“Libro di Giona” del regista Zlatolin Donchev: recensione del documentario in concorso al Trieste Film Festival.

Il finestrino di un automobile a riflettere il dentro e il fuori di una vita, quella di Massimiliano, un uomo che esiste nello spazio della sua vettura.

“Libro di Giona” del regista Zlatolin Donchev è uno dei documentari in concorso nell’ultima edizione del Trieste Film Festival.

È un’opera che vive di immagini e di riflessi, in cui le parole hanno il solo senso di fornire allo spettatore insistente la comprensione e la risposta alle sue domande (quest’ultime tuttavia rimarranno insolute).

La macchina da presa segue la routine di Massimiliano: l’abitudine di una vita straordinaria.

Chi è Massimiliano? Un uomo solo, un sognatore, un artista?

Massimiliano è sicuramente un uomo che vive di fotografie scattate con il suo telefonino: immagini di paesaggi e dettagli in cui la presenza degli esseri umani è elemento quasi divergente in un mondo dominato dai chiari e scuri.

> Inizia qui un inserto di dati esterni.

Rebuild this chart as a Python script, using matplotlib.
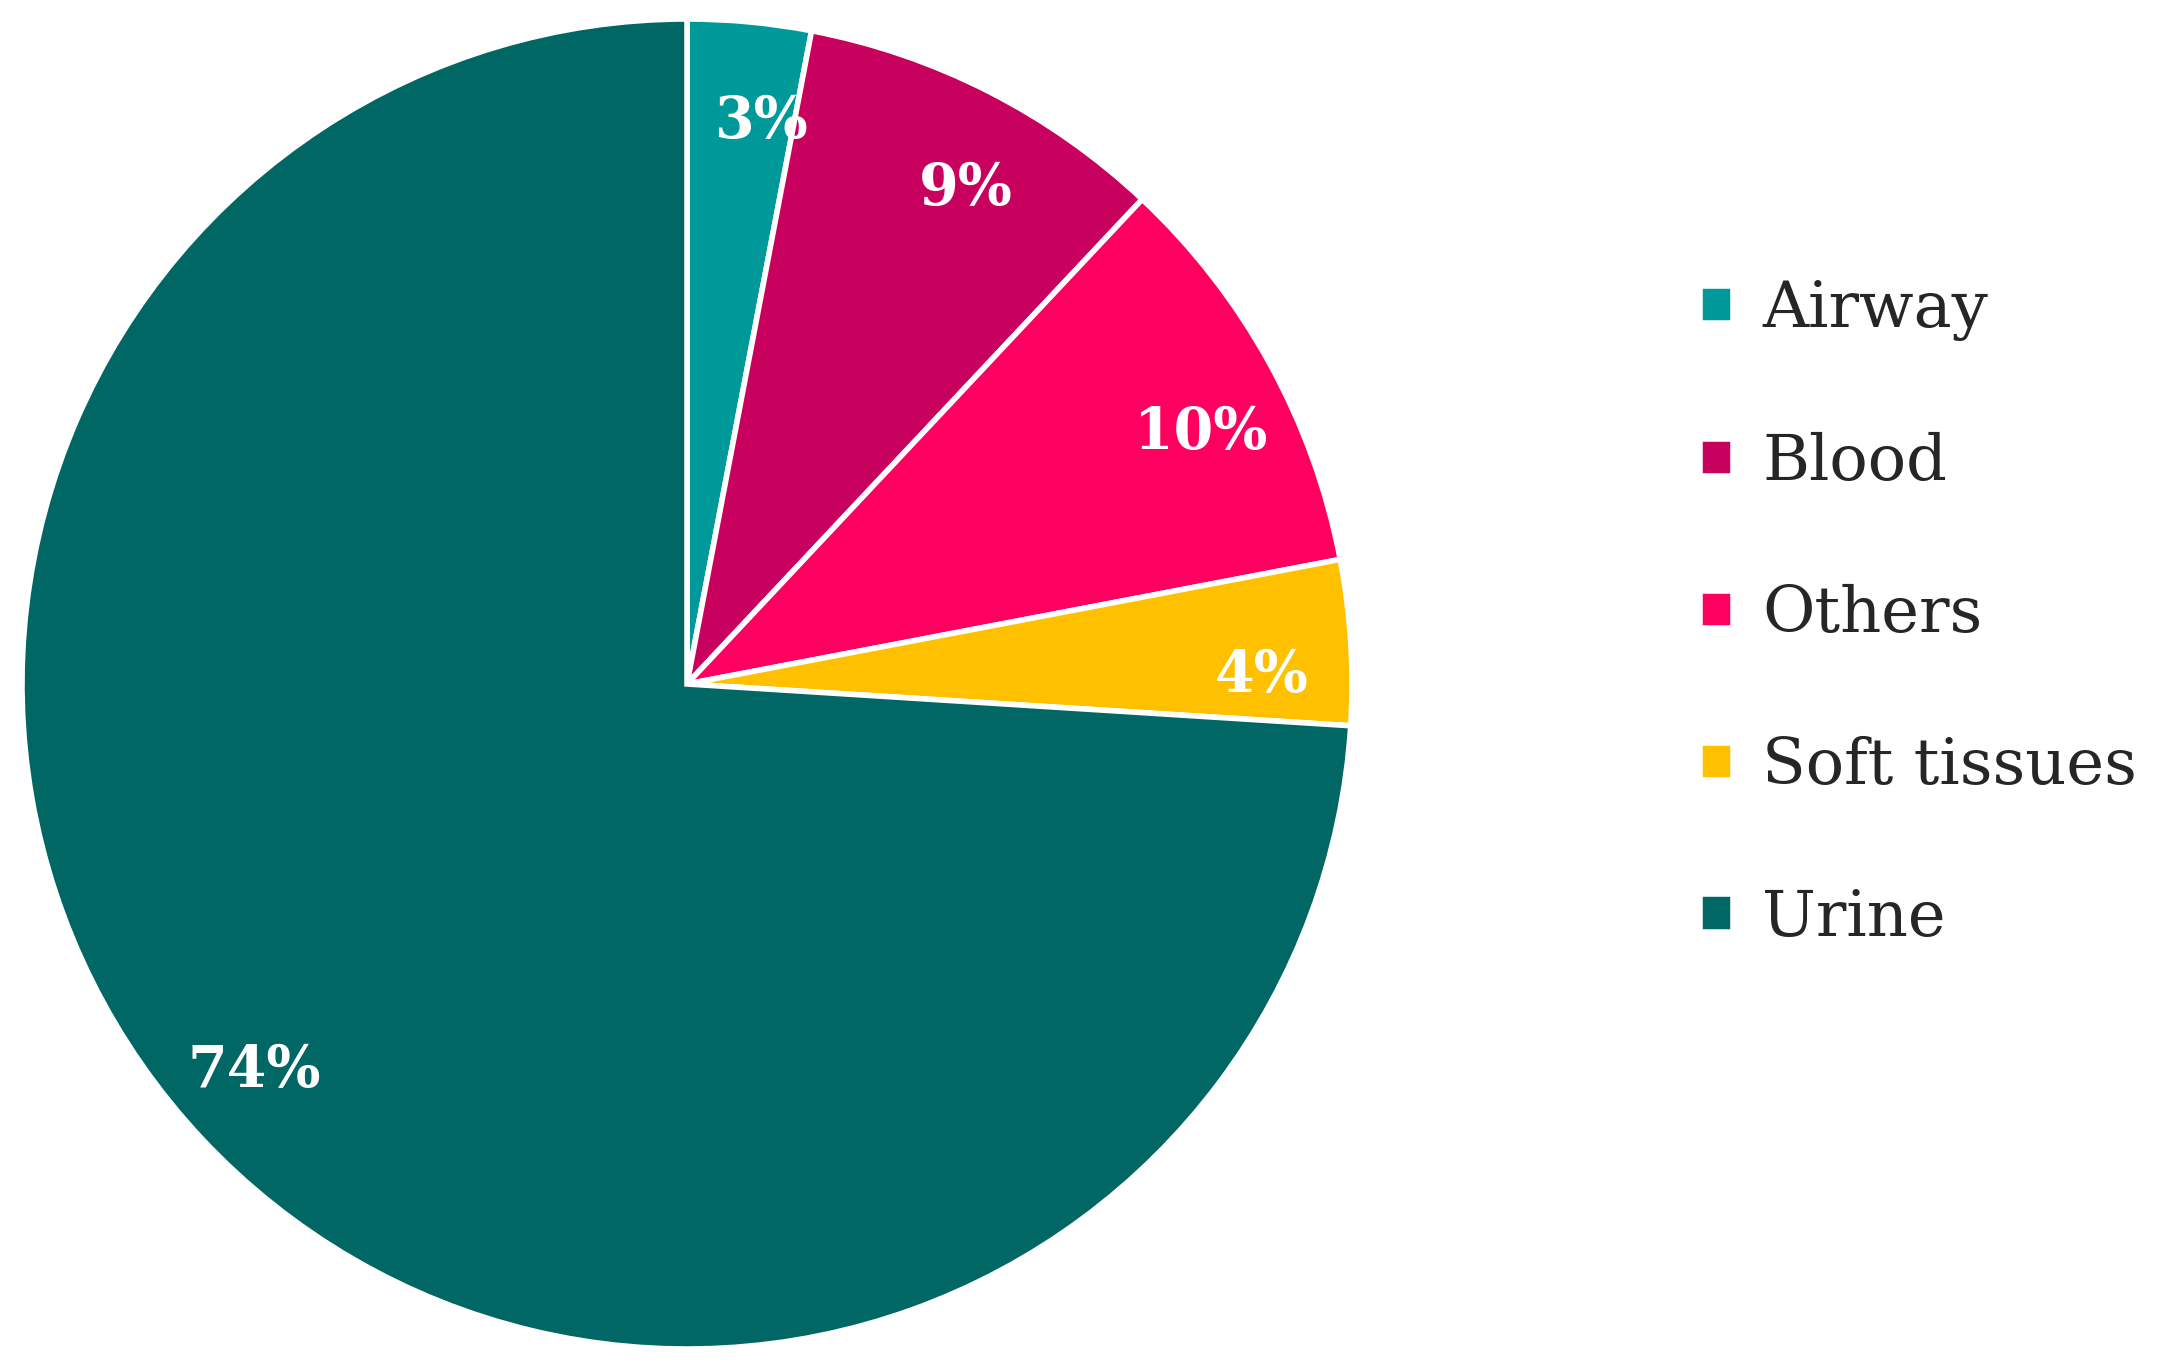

Un respiro profondo a cadenzare il ritmo della narrazione che racconta una storia che non si vuole narrare ma che pur esiste.

Massimiliano legge: vive delle parole che non pronuncia ma che forse vorrebbe far udire.

«Come infatti Giona rimase tre giorni e tre notti nel ventre del pesce, così il Figlio dell’uomo resterà tre giorni e tre notti nel cuore della terra.» Matteo 12,40

Nel “ventre del pesce” Massimiliano trova protezione, nascondendosi dalla fallacia che, probabilmente, ha contraddistinto la sua vita.

“Libro di Giona” è un documentario ostico, dallo svolgimento lento, in cui la mancanza di parole rischia di far perdere la soglia di attenzione.

L’empatia non sembra ricercata perché lo spettatore, in fondo, deve solo osservare.

Massimiliano è un uomo senza un’etichetta, è un essere umano che non cambia ma rimane lo stesso, sempre e nonostante.

 

“Conosco Massimiliano da diversi anni. E da due l’ho filmato. L’ho seguito nella sua vita di strada, costretto ad abitare nella sua automobile dopo aver rifiutato il passato e la famiglia. Ne parlava poco, la sua mente era occupata con la sopravvivenza quotidiana … Le riprese del documentario venivano svolte per lo più quando Massimiliano sentiva il bisogno di incidere la sua storia, assumevano il carattere di un testamento … la fotografia era un mezzo non verbale di comunicazione tra me e Massimiliano, e su quest’affinità all’immagine abbiamo costruito la nostra amicizia. E il nostro film.” (Z. Donchev)

 

Sceneggiatura, fotografia, montaggio: Zlatolin Donchev.

Suono: Giovanni Corona.

Interpreti: Massimiliano Piccardo, Elena Carta.

Produzione: Gianluca De Serio, Massimiliano De Serio.

Coproduzione: Massimiliano Piccardo.